At the risk of being labelled a reductionist or accused of oversimplifying, my view is with China the key variable is property prices. In fact if I only had one indicator to look at for China it would be the movement in property prices, simply because they both reflect changes in macroeconomic policy and profoundly influence the short-term economic cycle there. Aside from China itself, the path of the Chinese property market also has important implications for emerging markets and commodities, particularly base metals. And finally, as I note in this article, the path of property price growth can have an interesting and important impact on China A-shares…
1. China Property Prices – Accelerating Again: Before we look at the 2 key rotations, it’s important to take stock of where things are at right now. After slowing slightly from around the turn of the year, property price growth has re-accelerated in the past 2 months and the breadth of gains have broadened out slightly.

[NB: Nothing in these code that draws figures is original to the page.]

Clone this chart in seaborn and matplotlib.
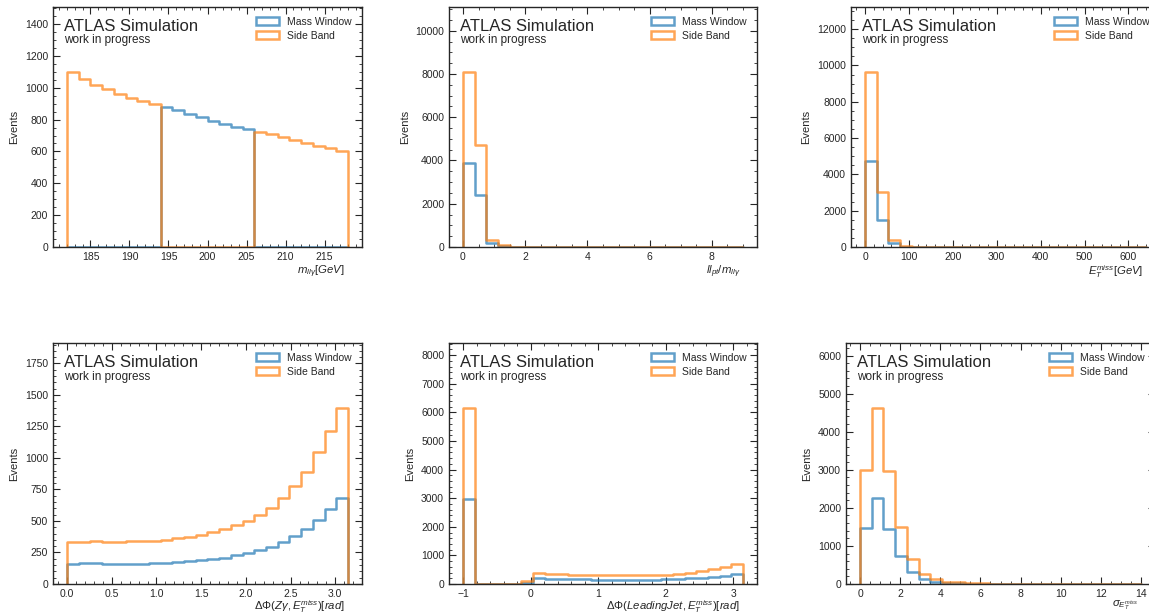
import numpy as np
import matplotlib
matplotlib.use("Agg")
import matplotlib.pyplot as plt
from matplotlib.patches import Patch
from matplotlib.ticker import MultipleLocator, AutoMinorLocator
import seaborn as sns

# bin counts read off the picture, 24 bins per variable
mllg_range = (182, 218)
mllg_window = [0, 0, 0, 0, 0, 0, 0, 0,
               880, 860, 833, 815, 792, 775, 753, 740,
               0, 0, 0, 0, 0, 0, 0, 0]
mllg_sideband = [1100, 1055, 1015, 990, 963, 938, 915, 897,
                 0, 0, 0, 0, 0, 0, 0, 0,
                 725, 710, 688, 673, 655, 635, 622, 605]

ptratio_range = (0, 9)
ptratio_window = [3880, 2400, 170, 40, 8, 2] + [0] * 18
ptratio_sideband = [8100, 4730, 320, 90, 15, 5, 2] + [0] * 17

met_range = (0, 640)
met_window = [4730, 1500, 200, 25, 5, 2, 1] + [0] * 17
met_sideband = [9650, 3050, 400, 60, 12, 4, 2, 1] + [0] * 16

dphi_zg_range = (0, np.pi)
dphi_zg_window = [160, 165, 165, 160, 160, 162, 162, 165, 170, 178, 186, 194,
                  202, 210, 229, 245, 271, 293, 335, 378, 434, 511, 593, 681]
dphi_zg_sideband = [335, 332, 340, 335, 332, 338, 338, 343, 348, 362, 372, 391,
                    412, 434, 468, 503, 550, 606, 681, 777, 886, 1048, 1218, 1396]

dphi_jet_range = (-1, np.pi)
dphi_jet_window = [2980, 0, 0, 0, 0, 45,
                   195, 180, 172, 166, 160, 156, 152, 150, 150,
                   152, 157, 165, 178, 195, 218, 250, 290, 340]
dphi_jet_sideband = [6150, 0, 0, 0, 0, 100,
                     370, 352, 340, 330, 320, 312, 305, 300, 300,
                     305, 315, 332, 358, 395, 445, 510, 600, 690]

metsig_range = (0, 14)
metsig_window = [1480, 2260, 1450, 730, 310, 125, 55, 30, 15, 10, 5, 3,
                 2, 1, 1] + [0] * 9
metsig_sideband = [3000, 4620, 2980, 1510, 650, 260, 120, 65, 40, 25, 15, 10,
                   8, 5, 3, 2, 2, 1, 1] + [0] * 5

xlabels = [r"$m_{ll\gamma}[GeV]$",
           r"$ll_{pt}/m_{ll\gamma}$",
           r"$E_T^{miss}[GeV]$",
           r"$\Delta\Phi(Z\gamma, E_T^{miss})[rad]$",
           r"$\Delta\Phi(LeadingJet, E_T^{miss})[rad]$",
           r"$\sigma_{E_T^{miss}}$"]
xsteps = [5, 2, 100, 0.5, 1, 2]
ysteps = [200, 2000, 2000, 250, 1000, 1000]

panels = [
    (mllg_range, mllg_window, mllg_sideband),
    (ptratio_range, ptratio_window, ptratio_sideband),
    (met_range, met_window, met_sideband),
    (dphi_zg_range, dphi_zg_window, dphi_zg_sideband),
    (dphi_jet_range, dphi_jet_window, dphi_jet_sideband),
    (metsig_range, metsig_window, metsig_sideband),
]

sns.set_style("ticks")
plt.rcParams["font.family"] = ["Liberation Sans", "DejaVu Sans"]
plt.rcParams["mathtext.fontset"] = "custom"
plt.rcParams["mathtext.rm"] = "Liberation Sans"
plt.rcParams["mathtext.it"] = "Liberation Sans:italic"
plt.rcParams["mathtext.bf"] = "Liberation Sans:bold"
plt.rcParams.update({
    "xtick.direction": "in", "ytick.direction": "in",
    "xtick.top": True, "ytick.right": True,
    "xtick.major.size": 5, "ytick.major.size": 5,
    "xtick.minor.size": 2.5, "ytick.minor.size": 2.5,
    "xtick.major.width": 0.8, "ytick.major.width": 0.8,
    "xtick.labelsize": 7.5, "ytick.labelsize": 7.5,
    "axes.linewidth": 1.0,
})

blue = "#1f77b4"
orange = "#ff7f0e"
lw = 1.8
alpha = 0.7

fig = plt.figure(figsize=(11.49, 6.15), dpi=100)
W, H = 1149, 615
# axes boxes in pixels: left, top, right, bottom
boxes = [(53, 7, 362, 247), (449, 7, 757, 247), (851, 7, 1160, 247),
         (53, 343, 362, 584), (449, 343, 757, 584), (846, 343, 1155, 584)]

for i, ((lo, hi), window, sideband) in enumerate(panels):
    l, t, r, b = boxes[i]
    ax = fig.add_axes([l / W, 1 - b / H, (r - l) / W, (b - t) / H])

    edges = np.linspace(lo, hi, 25)
    centers = 0.5 * (edges[:-1] + edges[1:])
    eps = (hi - lo) * 1e-6
    # empty bins at each end so the outline drops to zero like a step hist
    padded = [lo - eps] + list(edges) + [hi + eps]

    for counts, color in [(window, blue), (sideband, orange)]:
        sns.histplot(x=centers, weights=np.array(counts, dtype=float),
                     bins=padded, element="step", fill=False, color=color,
                     alpha=alpha, lw=lw, ax=ax)

    span = hi - lo
    ax.set_xlim(lo - 0.05 * span, hi + 0.05 * span)
    ax.set_ylim(0, 1.37 * max(sideband))
    ax.xaxis.set_major_locator(MultipleLocator(xsteps[i]))
    ax.yaxis.set_major_locator(MultipleLocator(ysteps[i]))
    ax.xaxis.set_minor_locator(AutoMinorLocator())
    ax.yaxis.set_minor_locator(AutoMinorLocator())
    ax.tick_params(which="both", top=True, right=True, direction="in")

    ax.set_ylabel("Events", fontsize=8)
    ax.set_xlabel(xlabels[i], fontsize=8.2, ha="right")
    ax.xaxis.set_label_coords(0.945, -0.068 if i < 3 else -0.058)

    ax.text(0.035, 0.90, "ATLAS Simulation", transform=ax.transAxes,
            fontsize=12, va="baseline")
    ax.text(0.035, 0.848, "work in progress", transform=ax.transAxes,
            fontsize=8.5, va="baseline")

    handles = [Patch(facecolor="none", edgecolor=blue, lw=lw, alpha=alpha),
               Patch(facecolor="none", edgecolor=orange, lw=lw, alpha=alpha)]
    ax.legend(handles, ["Mass Window", "Side Band"], loc="upper right",
              frameon=False, fontsize=7.5, handlelength=2.2, handleheight=0.8,
              labelspacing=0.35, borderaxespad=0.55)

fig.savefig("out.png", dpi=100)
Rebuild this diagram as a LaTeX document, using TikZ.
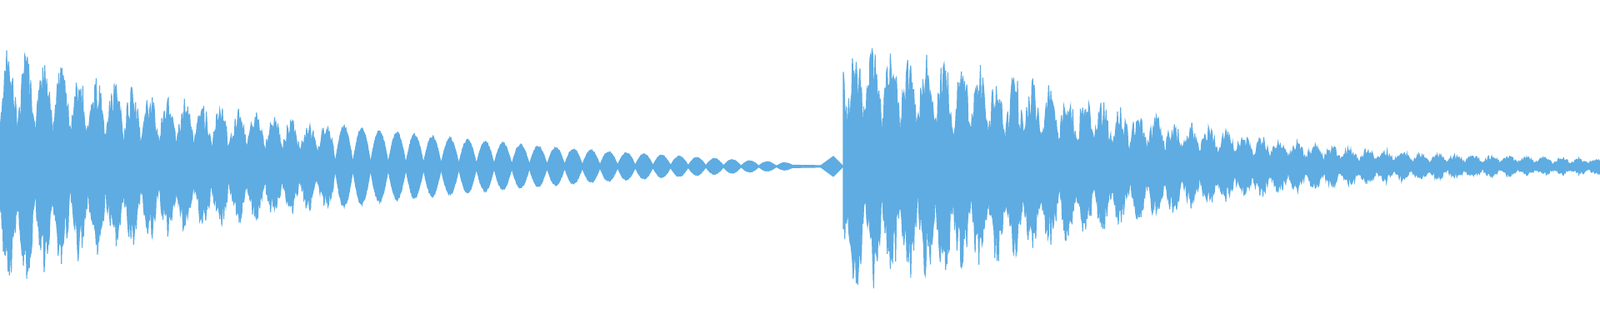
\documentclass[tikz,border=0pt]{standalone}
\usepackage{tikz}
\definecolor{wavecol}{RGB}{94,172,226}

\begin{document}
\begin{tikzpicture}[x=0.01cm,y=0.01cm,
	wave/.style={fill=wavecol,draw=wavecol,line width=0.3pt},
	declare function={
		envA(\t)=105*exp(-\t/280)+45*(1-\t/960);
		envB(\t)=115*exp(-(\t/380)^2)+35*exp(-\t/700);
		lobe(\t)=0.1+0.9*abs(sin(8.5*\t));
	}]
	\useasboundingbox (0,0) rectangle (1920,400);
	\begin{scope}[yshift=2.0cm]
		% first strike
		\fill[wave] plot[domain=0:400,samples=500] (\x,{envA(\x)*(0.55+0.45*rnd)*(0.3+0.7*lobe(\x))})
			-- plot[domain=400:0,samples=500] (\x,{-envA(\x)*(0.55+0.45*rnd)*(0.3+0.7*lobe(\x))}) -- cycle;
		\fill[wave] plot[domain=400:950,samples=800] (\x,{envA(\x)*lobe(\x)*(0.9+0.1*rnd)})
			-- plot[domain=950:400,samples=800] (\x,{-envA(\x)*lobe(\x)*(0.9+0.1*rnd)}) -- cycle;
		\fill[wave] (950,1.5) -- (985,1) -- (1000,12) -- (1012,0) -- (1000,-12) -- (985,-1) -- (950,-1.5) -- cycle;
		% second strike
		\fill[wave] plot[domain=1012:1920,samples=1000] (\x,{envB(\x-1012)*(0.5+0.5*rnd)*(0.35+0.65*lobe(\x))})
			-- plot[domain=1920:1012,samples=1000] (\x,{-envB(\x-1012)*(0.5+0.5*rnd)*(0.35+0.65*lobe(\x))}) -- cycle;
		\draw[wavecol,line width=0.6pt] (0,0) -- (1920,0);
	\end{scope}
\end{tikzpicture}
\end{document}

2. A Rotation Underway – Tier 1 vs Smaller Cities: A key reason for this re-acceleration is the surge in prices in ex-tier-1 cities. These markets were initially left behind by the frantic pace of gains in the largest cities (which by the way are now seeing slight declines i.e. Beijing/Shanghai). The broadening out of the property price boom or rotation to the smaller cities creates cyclical upside risk for metals demand and economic growth outside the major cities.
3. Another Rotation Underway – Property vs Stocks: The other key rotation, and I think one driver of gains is the downturn in the Shanghai Composite (or China A-Shares in general). With Chinese investors very limited in their investment menu (most are confined to domestic stocks, domestic property, and domestic fixed income – given the restrictions on capital flow and limited availability of offshore investment options)… you tend to see this sort of rotation effect. The marginal speculative investment dollar in China is very active, and I believe what we are seeing here is basically a rotation out of stocks and into property.
So there’s a couple of takeaways, first is just the highlighting of these key trends/dynamics. But perhaps more importantly is the prospects of upside overshoot in property prices, and hence prospective tailwinds for emerging markets and commodities. As for China A-shares, it would by logic mean an ongoing headwind in the short term, but it also highlights a potential catalyst for upside there i.e. should property price growth rollover. So I would recommend you do as I do and keep a close eye on Chinese property prices.